Task description: Extract each line containing the string "that".

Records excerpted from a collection
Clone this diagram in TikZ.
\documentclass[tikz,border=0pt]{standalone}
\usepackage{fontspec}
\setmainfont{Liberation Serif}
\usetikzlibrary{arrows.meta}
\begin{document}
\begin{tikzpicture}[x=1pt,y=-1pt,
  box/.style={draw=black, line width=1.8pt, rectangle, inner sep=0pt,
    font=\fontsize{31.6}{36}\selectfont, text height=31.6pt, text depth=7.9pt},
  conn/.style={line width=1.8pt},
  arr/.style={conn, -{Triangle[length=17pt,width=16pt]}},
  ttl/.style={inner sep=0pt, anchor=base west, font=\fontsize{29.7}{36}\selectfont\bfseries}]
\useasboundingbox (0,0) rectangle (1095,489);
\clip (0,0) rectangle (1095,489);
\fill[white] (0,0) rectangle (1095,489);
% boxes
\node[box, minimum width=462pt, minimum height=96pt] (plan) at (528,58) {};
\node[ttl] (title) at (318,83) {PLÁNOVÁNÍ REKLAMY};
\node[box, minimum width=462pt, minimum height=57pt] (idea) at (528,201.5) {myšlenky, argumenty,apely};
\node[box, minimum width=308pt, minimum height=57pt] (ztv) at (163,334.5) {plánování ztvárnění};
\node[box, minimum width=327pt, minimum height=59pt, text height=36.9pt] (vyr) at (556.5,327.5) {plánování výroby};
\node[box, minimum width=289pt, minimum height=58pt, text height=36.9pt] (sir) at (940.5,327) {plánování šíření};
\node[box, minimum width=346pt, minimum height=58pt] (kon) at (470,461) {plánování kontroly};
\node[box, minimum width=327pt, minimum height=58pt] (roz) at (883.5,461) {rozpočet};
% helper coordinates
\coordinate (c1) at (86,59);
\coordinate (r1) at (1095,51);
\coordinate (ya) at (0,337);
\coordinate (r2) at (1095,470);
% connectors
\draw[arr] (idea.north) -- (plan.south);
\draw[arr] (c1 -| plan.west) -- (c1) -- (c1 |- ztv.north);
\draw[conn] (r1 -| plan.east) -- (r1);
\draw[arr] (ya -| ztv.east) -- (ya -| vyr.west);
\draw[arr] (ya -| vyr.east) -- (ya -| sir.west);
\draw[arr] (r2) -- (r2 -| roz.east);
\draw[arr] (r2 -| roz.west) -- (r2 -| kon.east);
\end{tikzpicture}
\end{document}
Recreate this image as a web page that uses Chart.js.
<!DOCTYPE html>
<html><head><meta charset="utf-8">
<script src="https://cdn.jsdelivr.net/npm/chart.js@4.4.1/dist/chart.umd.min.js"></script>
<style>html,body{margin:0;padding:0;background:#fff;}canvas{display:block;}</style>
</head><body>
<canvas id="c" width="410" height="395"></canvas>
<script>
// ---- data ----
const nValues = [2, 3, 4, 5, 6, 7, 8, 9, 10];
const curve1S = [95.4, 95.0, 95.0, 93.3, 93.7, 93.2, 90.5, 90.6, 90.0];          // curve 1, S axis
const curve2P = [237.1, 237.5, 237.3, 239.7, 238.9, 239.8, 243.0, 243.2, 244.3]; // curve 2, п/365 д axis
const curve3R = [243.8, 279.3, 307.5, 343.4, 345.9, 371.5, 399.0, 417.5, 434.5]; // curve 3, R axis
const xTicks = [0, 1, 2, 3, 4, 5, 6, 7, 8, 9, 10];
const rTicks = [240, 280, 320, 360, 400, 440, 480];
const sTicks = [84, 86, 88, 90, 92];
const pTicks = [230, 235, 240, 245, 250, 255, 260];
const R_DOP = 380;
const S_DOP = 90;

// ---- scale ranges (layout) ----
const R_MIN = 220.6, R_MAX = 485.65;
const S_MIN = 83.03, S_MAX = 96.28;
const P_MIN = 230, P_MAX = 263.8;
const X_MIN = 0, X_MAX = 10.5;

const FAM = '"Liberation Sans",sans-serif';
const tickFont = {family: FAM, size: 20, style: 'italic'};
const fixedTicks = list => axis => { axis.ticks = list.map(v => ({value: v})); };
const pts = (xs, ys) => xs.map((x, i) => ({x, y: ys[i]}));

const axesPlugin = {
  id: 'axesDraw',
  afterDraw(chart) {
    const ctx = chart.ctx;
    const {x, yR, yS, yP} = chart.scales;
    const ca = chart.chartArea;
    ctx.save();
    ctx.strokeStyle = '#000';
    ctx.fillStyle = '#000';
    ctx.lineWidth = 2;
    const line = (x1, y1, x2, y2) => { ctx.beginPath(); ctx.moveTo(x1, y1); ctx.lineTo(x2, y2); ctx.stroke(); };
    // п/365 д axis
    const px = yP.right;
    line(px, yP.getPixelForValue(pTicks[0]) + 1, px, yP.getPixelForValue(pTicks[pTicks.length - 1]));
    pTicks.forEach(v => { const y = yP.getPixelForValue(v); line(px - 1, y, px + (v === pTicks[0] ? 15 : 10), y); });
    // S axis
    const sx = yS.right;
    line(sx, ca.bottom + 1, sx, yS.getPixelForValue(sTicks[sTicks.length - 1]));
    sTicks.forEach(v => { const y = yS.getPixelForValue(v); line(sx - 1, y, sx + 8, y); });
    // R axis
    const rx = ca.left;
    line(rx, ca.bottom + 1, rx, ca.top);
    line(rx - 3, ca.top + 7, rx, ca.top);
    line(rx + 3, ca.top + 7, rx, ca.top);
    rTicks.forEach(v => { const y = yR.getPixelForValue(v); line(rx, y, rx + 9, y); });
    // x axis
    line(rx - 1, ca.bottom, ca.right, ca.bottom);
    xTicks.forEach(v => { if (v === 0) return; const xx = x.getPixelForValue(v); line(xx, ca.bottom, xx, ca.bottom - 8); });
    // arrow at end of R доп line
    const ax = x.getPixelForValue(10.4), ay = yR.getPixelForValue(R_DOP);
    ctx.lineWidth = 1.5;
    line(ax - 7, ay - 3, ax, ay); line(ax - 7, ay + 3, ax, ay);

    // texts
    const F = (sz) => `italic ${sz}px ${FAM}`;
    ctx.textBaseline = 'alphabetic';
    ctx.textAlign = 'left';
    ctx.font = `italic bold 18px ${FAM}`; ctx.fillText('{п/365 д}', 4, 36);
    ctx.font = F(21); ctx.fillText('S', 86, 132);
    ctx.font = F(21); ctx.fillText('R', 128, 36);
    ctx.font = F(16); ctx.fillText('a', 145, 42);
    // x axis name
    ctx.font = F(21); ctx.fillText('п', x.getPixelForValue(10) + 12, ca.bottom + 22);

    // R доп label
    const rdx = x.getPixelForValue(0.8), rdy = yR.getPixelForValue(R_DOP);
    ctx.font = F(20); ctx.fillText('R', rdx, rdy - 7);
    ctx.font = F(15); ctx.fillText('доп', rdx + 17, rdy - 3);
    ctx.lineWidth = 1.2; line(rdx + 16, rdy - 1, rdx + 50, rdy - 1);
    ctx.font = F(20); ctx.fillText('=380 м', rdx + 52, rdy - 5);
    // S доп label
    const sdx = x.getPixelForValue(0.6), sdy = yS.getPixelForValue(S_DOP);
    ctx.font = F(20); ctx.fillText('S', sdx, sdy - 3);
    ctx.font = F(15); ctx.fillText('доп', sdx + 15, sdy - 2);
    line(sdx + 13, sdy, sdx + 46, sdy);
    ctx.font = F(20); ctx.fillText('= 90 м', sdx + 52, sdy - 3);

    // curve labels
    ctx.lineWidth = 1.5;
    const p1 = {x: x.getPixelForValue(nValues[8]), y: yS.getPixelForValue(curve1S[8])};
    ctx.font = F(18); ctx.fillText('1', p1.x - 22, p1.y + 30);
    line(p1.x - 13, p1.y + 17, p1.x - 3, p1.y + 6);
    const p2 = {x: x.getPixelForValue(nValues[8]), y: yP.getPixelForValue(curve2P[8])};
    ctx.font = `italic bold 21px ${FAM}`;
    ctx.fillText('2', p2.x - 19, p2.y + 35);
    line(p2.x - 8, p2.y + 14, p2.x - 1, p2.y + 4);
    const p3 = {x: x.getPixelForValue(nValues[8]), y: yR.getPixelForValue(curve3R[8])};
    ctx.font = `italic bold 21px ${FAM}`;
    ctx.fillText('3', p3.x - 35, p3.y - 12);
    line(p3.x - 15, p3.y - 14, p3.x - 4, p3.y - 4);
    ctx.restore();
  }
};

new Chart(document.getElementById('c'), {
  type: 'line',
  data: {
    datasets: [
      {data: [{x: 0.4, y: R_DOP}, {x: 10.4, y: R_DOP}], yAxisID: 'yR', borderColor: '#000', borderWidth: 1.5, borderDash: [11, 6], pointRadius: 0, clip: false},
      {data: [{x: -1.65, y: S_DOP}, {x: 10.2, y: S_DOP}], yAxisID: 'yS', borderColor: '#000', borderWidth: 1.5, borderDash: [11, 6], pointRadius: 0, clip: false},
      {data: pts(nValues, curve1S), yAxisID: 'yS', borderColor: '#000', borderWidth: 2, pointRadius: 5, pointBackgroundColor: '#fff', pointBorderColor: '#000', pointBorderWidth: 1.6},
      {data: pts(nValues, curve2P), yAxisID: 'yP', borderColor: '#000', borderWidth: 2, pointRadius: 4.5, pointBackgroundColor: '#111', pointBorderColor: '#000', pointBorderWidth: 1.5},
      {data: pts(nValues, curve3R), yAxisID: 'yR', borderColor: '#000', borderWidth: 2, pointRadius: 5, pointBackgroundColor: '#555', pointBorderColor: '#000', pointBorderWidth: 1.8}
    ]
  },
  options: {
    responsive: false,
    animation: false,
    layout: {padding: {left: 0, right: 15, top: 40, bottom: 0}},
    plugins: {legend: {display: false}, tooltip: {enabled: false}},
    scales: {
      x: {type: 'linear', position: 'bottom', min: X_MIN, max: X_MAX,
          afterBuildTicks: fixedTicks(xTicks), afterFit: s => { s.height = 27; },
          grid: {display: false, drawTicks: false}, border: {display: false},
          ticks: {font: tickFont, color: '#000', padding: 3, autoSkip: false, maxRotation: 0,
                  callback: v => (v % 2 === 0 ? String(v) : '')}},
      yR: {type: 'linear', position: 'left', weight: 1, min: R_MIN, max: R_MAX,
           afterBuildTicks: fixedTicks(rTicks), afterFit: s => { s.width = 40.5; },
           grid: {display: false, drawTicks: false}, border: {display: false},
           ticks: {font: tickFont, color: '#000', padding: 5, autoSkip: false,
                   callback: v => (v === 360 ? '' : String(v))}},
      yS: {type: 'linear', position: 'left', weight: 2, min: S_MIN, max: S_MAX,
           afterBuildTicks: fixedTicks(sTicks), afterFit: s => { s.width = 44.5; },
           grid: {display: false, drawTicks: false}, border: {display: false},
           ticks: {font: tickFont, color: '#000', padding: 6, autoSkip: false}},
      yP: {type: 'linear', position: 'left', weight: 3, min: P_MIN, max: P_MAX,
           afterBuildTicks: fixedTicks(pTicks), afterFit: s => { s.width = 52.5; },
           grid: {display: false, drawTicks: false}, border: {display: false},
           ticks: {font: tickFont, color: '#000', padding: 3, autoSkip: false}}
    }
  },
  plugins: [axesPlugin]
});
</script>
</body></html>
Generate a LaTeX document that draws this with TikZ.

Solution for this task:
Recreate this image as a web page that uses Chart.js.
Generate a LaTeX document that draws this with TikZ.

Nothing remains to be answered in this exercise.